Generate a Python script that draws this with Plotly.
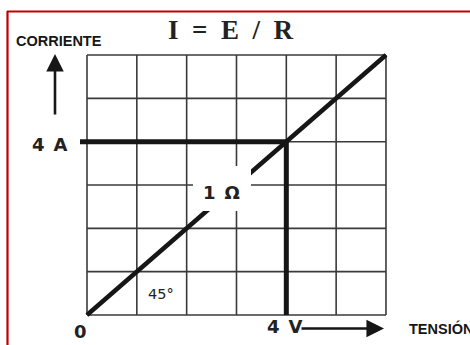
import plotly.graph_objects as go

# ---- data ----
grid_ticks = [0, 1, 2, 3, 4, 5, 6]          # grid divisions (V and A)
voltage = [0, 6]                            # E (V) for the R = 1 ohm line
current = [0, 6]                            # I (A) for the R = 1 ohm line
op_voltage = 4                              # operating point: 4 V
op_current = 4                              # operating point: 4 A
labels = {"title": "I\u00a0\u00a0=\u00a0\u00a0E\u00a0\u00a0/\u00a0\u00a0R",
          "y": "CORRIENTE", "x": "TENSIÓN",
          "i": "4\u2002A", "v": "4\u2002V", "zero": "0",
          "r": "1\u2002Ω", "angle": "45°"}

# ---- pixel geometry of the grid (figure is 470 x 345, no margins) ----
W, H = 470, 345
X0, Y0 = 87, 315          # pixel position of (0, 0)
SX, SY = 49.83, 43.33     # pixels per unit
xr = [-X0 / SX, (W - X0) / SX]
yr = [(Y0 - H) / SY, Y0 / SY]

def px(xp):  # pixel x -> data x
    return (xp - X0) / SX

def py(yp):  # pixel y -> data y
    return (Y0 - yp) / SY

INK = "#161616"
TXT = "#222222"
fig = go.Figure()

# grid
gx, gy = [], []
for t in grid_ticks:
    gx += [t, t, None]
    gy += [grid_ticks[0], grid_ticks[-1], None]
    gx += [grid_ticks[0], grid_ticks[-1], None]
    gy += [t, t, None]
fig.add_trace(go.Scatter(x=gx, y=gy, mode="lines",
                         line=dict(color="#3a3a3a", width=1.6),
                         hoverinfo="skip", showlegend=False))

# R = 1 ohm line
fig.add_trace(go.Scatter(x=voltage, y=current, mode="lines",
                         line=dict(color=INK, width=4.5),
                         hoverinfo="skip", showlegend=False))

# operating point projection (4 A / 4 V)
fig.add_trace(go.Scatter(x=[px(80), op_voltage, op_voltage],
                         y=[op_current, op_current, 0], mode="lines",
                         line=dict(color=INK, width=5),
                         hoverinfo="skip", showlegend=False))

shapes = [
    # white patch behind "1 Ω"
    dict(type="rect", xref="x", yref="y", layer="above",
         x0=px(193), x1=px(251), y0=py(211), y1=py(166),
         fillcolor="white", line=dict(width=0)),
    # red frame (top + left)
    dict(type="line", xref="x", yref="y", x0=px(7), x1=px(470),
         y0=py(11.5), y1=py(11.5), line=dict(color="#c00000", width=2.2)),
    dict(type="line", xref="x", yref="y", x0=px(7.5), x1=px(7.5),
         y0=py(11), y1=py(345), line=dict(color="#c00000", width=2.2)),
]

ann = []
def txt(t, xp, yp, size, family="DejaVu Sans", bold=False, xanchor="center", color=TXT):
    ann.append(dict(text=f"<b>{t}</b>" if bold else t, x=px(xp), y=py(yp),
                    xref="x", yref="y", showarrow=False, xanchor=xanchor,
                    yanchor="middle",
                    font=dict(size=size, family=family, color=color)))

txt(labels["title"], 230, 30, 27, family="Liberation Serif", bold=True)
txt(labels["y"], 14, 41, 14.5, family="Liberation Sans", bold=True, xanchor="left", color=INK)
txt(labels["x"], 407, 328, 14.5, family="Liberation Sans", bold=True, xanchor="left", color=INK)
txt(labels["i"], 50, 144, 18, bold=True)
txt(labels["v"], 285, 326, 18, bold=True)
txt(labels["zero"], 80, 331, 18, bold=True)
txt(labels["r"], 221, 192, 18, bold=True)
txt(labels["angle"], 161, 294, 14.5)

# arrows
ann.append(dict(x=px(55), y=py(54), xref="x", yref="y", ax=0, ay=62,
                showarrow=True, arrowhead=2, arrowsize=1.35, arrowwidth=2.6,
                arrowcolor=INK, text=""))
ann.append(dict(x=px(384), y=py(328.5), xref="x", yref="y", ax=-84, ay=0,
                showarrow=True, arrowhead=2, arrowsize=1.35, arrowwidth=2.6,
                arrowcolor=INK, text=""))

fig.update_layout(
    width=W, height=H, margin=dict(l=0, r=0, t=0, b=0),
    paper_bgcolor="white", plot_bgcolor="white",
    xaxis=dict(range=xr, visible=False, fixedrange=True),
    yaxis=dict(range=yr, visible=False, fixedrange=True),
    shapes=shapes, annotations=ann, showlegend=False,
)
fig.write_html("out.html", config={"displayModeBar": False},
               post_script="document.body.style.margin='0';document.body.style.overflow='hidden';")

**Task description**
Set the lines above down again, word for word, from the first through the one containing "yr = [(Y0 - H) / SY, Y0 / SY]"; pictures excluded.

**Answer in full**
Generate a Python script that draws this with Plotly.
import plotly.graph_objects as go

# ---- data ----
grid_ticks = [0, 1, 2, 3, 4, 5, 6]          # grid divisions (V and A)
voltage = [0, 6]                            # E (V) for the R = 1 ohm line
current = [0, 6]                            # I (A) for the R = 1 ohm line
op_voltage = 4                              # operating point: 4 V
op_current = 4                              # operating point: 4 A
labels = {"title": "I\u00a0\u00a0=\u00a0\u00a0E\u00a0\u00a0/\u00a0\u00a0R",
          "y": "CORRIENTE", "x": "TENSIÓN",
          "i": "4\u2002A", "v": "4\u2002V", "zero": "0",
          "r": "1\u2002Ω", "angle": "45°"}

# ---- pixel geometry of the grid (figure is 470 x 345, no margins) ----
W, H = 470, 345
X0, Y0 = 87, 315          # pixel position of (0, 0)
SX, SY = 49.83, 43.33     # pixels per unit
xr = [-X0 / SX, (W - X0) / SX]
yr = [(Y0 - H) / SY, Y0 / SY]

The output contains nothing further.